I started collecting admirably-graceful older people last year, in Bioethics, to balance an equation that usually focuses on dysfunction among the elderly. People like Jimmy Carter and the late Stewart Udall topped the list.
In March, after researching this year's presentation for the Baseball in Literature and Culture Conference and visiting the Negro Leagues Hall of Fame and Museum in KC, I added the amazing Buck O'Neil to this list.
Here are two more.
Roger Angell, himself a Hall of Famer for his baseball writing in the New Yorker, and editor-extraordinaire for John Updike and other literary lights, wrote one of the most heartening things ever about growing old.
Recent and not so recent surveys (including the six-decades-long Grant Study of the lives of some nineteen-forties Harvard graduates) confirm that a majority of us people over seventy-five keep surprising ourselves with happiness. Put me on that list. Our children are adults now and mostly gone off, and let’s hope full of their own lives. We’ve outgrown our ambitions. If our wives or husbands are still with us, we sense a trickle of contentment flowing from the reliable springs of routine, affection in long silences, calm within the light boredom of well-worn friends, retold stories, and mossy opinions. Also the distant whoosh of a surfaced porpoise outside our night windows. "This Old Man"
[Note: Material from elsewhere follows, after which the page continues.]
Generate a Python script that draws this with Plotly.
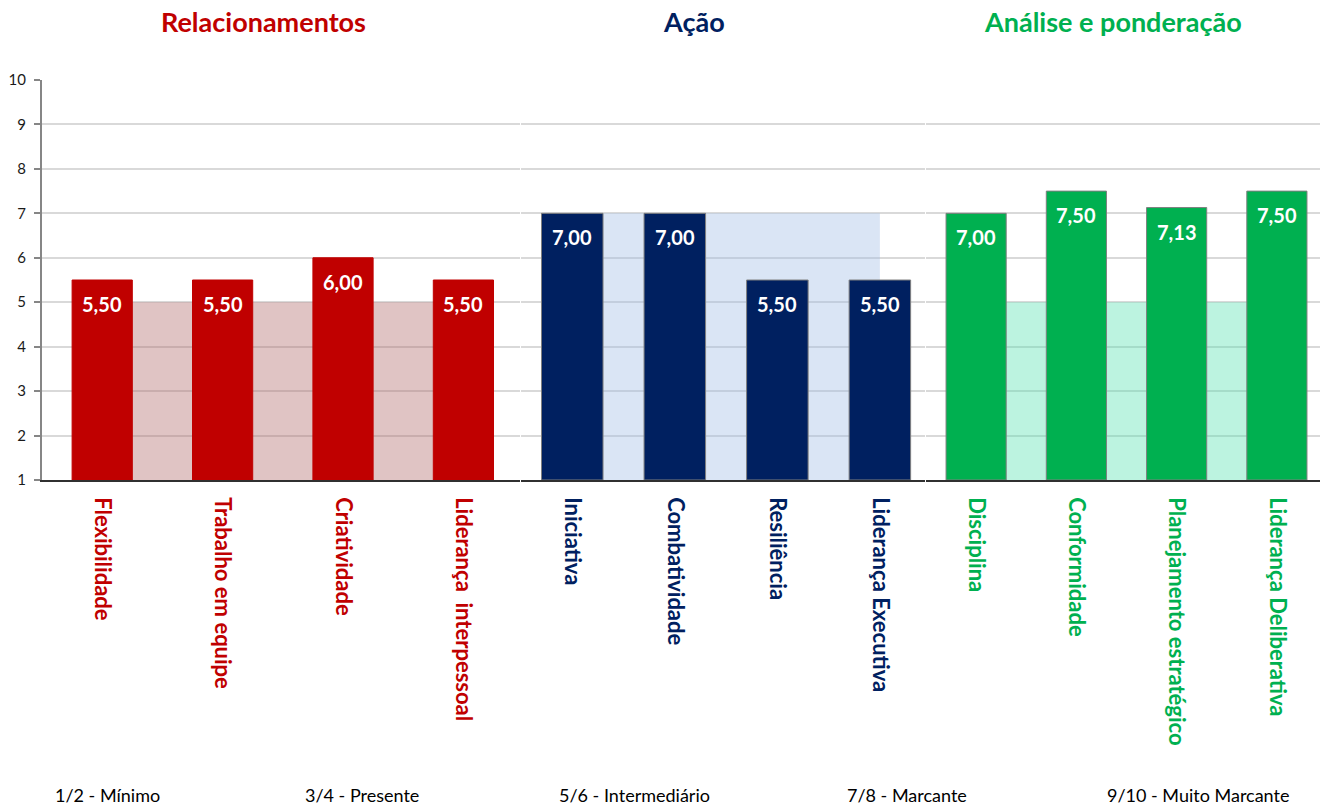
import plotly.graph_objects as go

# ---- data ----
groups = ["Relacionamentos", "Ação", "Análise e ponderação"]
cats_rel = ["Flexibilidade", "Trabalho em equipe", "Criatividade", "Liderança  interpessoal"]
cats_acao = ["Iniciativa", "Combatividade", "Resiliência", "Liderança Executiva"]
cats_anal = ["Disciplina", "Conformidade", "Planejamento estratégico", "Liderança Deliberativa"]
vals_rel = [5.50, 5.50, 6.00, 5.50]
vals_acao = [7.00, 7.00, 5.50, 5.50]
vals_anal = [7.00, 7.50, 7.13, 7.50]
ref_rel = [5, 5, 5, 5]
ref_acao = [7, 7, 7, 7]
ref_anal = [5, 5, 5, 5]
yticks = [1, 2, 3, 4, 5, 6, 7, 8, 9, 10]
scale_labels = ["1/2 - Mínimo", "3/4 - Presente", "5/6 - Intermediário", "7/8 - Marcante", "9/10 - Muito Marcante"]

# ---- style ----
W, H = 1329, 806
T, B = 80, 326
PH = H - T - B
FONT = "Lato"
colors = ["#C00000", "#002060", "#00B050"]
area_cols = ["rgba(178,108,108,0.4)", "rgba(162,190,230,0.4)", "rgba(88,225,178,0.4)"]
outline = ["#C00000", "#7F7F7F", "#7F7F7F"]
bar_w = [0.5, 0.6, 0.6]
dom_px = [(42, 520), (521, 925), (926, 1320)]
xranges = [[-0.5, 3.47], [-0.5, 3.44], [-0.5, 3.43]]
title_px = [263, 694, 1113]
scale_px = [53, 303, 557, 845, 1105]


def py(p):
    return (H - B - p) / PH


cats = [cats_rel, cats_acao, cats_anal]
vals = [vals_rel, vals_acao, vals_anal]
refs = [ref_rel, ref_acao, ref_anal]

fig = go.Figure()
annotations = []
layout = dict(
    width=W, height=H, margin=dict(l=0, r=0, t=T, b=B),
    plot_bgcolor="white", paper_bgcolor="white", showlegend=False,
    font=dict(family=FONT, color="#404040"),
)

for i in range(3):
    base = i + 1
    ov = i + 4
    bx = "x" if base == 1 else f"x{base}"
    by = "y" if base == 1 else f"y{base}"
    ox, oy = f"x{ov}", f"y{ov}"
    d0, d1 = dom_px[i][0] / W, dom_px[i][1] / W

    # background area (base subplot)
    fig.add_trace(go.Scatter(x=cats[i], y=refs[i], mode="lines", line=dict(width=0),
                             fill="tozeroy", fillcolor=area_cols[i], xaxis=bx, yaxis=by,
                             hoverinfo="skip"))
    # bars (overlay subplot)
    fig.add_trace(go.Bar(x=cats[i], y=[v - 1 for v in vals[i]], base=1, width=bar_w[i],
                         marker=dict(color=colors[i], line=dict(color=outline[i], width=1)),
                         xaxis=ox, yaxis=oy, hovertext=[f"{v:.2f}" for v in vals[i]]))

    layout[f"xaxis{'' if base == 1 else base}"] = dict(
        domain=[d0, d1], anchor=by, type="category", categoryorder="array",
        categoryarray=cats[i], range=xranges[i], showgrid=False,
        showline=True, linecolor="#303030", linewidth=1.5, ticks="",
        tickangle=90, ticklabelstandoff=11,
        tickfont=dict(family=FONT, size=22, color=colors[i], weight="bold"),
    )
    layout[f"yaxis{'' if base == 1 else base}"] = dict(
        anchor=bx, range=[1, 10], tickvals=yticks, showgrid=True,
        gridcolor="#D9D9D9", gridwidth=1.5, zeroline=False,
        showline=(i == 0), linecolor="#868686", linewidth=2,
        ticks="outside" if i == 0 else "", ticklen=6, tickcolor="#868686", tickwidth=1.5,
        ticklabelstandoff=5,
        showticklabels=(i == 0), tickfont=dict(family=FONT, size=15, color="#1a1a1a"),
    )
    layout[f"xaxis{ov}"] = dict(
        overlaying=bx, anchor=oy, type="category", categoryorder="array",
        categoryarray=cats[i], range=xranges[i], showgrid=False, showline=False,
        showticklabels=False, ticks="",
    )
    layout[f"yaxis{ov}"] = dict(
        overlaying=by, anchor=ox, range=[1, 10], showgrid=False, zeroline=False,
        showline=False, showticklabels=False, ticks="",
    )

    # value labels
    for c, v in zip(cats[i], vals[i]):
        annotations.append(dict(x=c, y=v, xref=ox, yref=oy, text=f"<b>{v:.2f}</b>".replace(".", ","),
                                showarrow=False, yanchor="middle", yshift=-24,
                                font=dict(family=FONT, size=20, color="white")))
    # group title
    annotations.append(dict(x=title_px[i] / W, y=py(22), xref="paper", yref="paper",
                            yanchor="middle", xanchor="center", showarrow=False,
                            text=f"<b>{groups[i]}</b>",
                            font=dict(family=FONT, size=27, color=colors[i])))

for lbl, px in zip(scale_labels, scale_px):
    annotations.append(dict(x=px / W, y=py(795), xref="paper", yref="paper",
                            xanchor="left", yanchor="middle", showarrow=False, text=lbl,
                            font=dict(family=FONT, size=18, color="#000000")))

layout["annotations"] = annotations
layout["barmode"] = "overlay"
fig.update_layout(**layout)
fig.write_html("out.html", config={"displayModeBar": False},
               post_script="document.body.style.margin='0';")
Michael Kinsley is only 65, but he's been dealing with Parkinson's for years. “Sometimes I feel like a scout from my generation, sent out ahead to experience in my 50s what even the healthiest boomers are going to experience in their 60s, 70s and 80s.”
We appreciate the reconnaissance, Michael, but why so modest? Why stop in the 80s? The example of your positive attitude and laughter, if not your condition, should keep many of us ticking into nonagenerian and even centenarian territory.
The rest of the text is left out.